17/05/12

The legacy of the tallest man on Earth



 
Un piccolo miracolo è quello che si compie con ‘There’s No Leaving Now’ il ritorno in scena del cantastorie svedese Kristian Matsson, ai più noto con il nome d’arte di The Tallest Man On Earth. Una placida realtà è quella che ci sfiora nel suo terzo album da studio, pubblicato con tutte le attenzioni del caso da Dead Oceans, che non ha mai smesso di supportare questo talento classe ’83. Continua a muoversi con destrezza tra chitarra, banjo e pianoforte, confortando la sua vena pop con elementi di sacrale classicità.

Compositore in proprio che preferisce ai suntuosi arrangiamenti un approccio di gran lunga intimista, il nostro ha sempre usato la lingua inglese come veicolo delle sue storie. Al 2006 risale il suo debutto, a distanza di oltre un lustro è uno dei nomi più considerati di tutta la filosofia folk-pop. Di lui cattura l’entusiasmo, la schiettezza. Canzoni come bozzetti, una condizione privata che entra nella nostra quotidianità in punta di piedi.

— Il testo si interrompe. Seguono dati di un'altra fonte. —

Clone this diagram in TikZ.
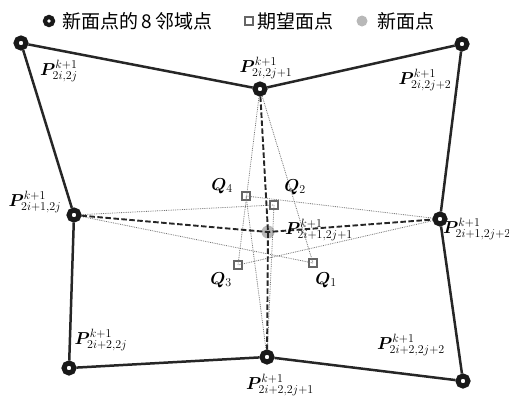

La figura più vicina a Kristian sembra essere quella del giovane Dylan, l’abilità compositiva dei due è infatti paragonabile. The Tallest Man on Earth è noto anche per la sua presenza scenica, un magnetismo che unitamente alla sua voce ne hanno fatto figura carismatica nell’universo indie. Dopo aver aperto i concerti di altre anime affini come John Vanderslice e Bon Iver, il cantautore svedese è pronto a raccogliere con There’s No Leaving Now quanto di buono seminato ad oggi. Dettagliato pur nella sua estetica asciutta il nuovo disco si illumina in torch-song dall’intensità unica, dalla title-track a Revelation Blues, passando per la conclusiva On Every Page, una sorta di flamenco occidentale che dice dell’estrema caparbietà del nostro, nello scrivere canzoni che vanno a scolpirsi nella memoria collettiva. In autunno lo vedremo nel nostro paese, sarà un’esperienza.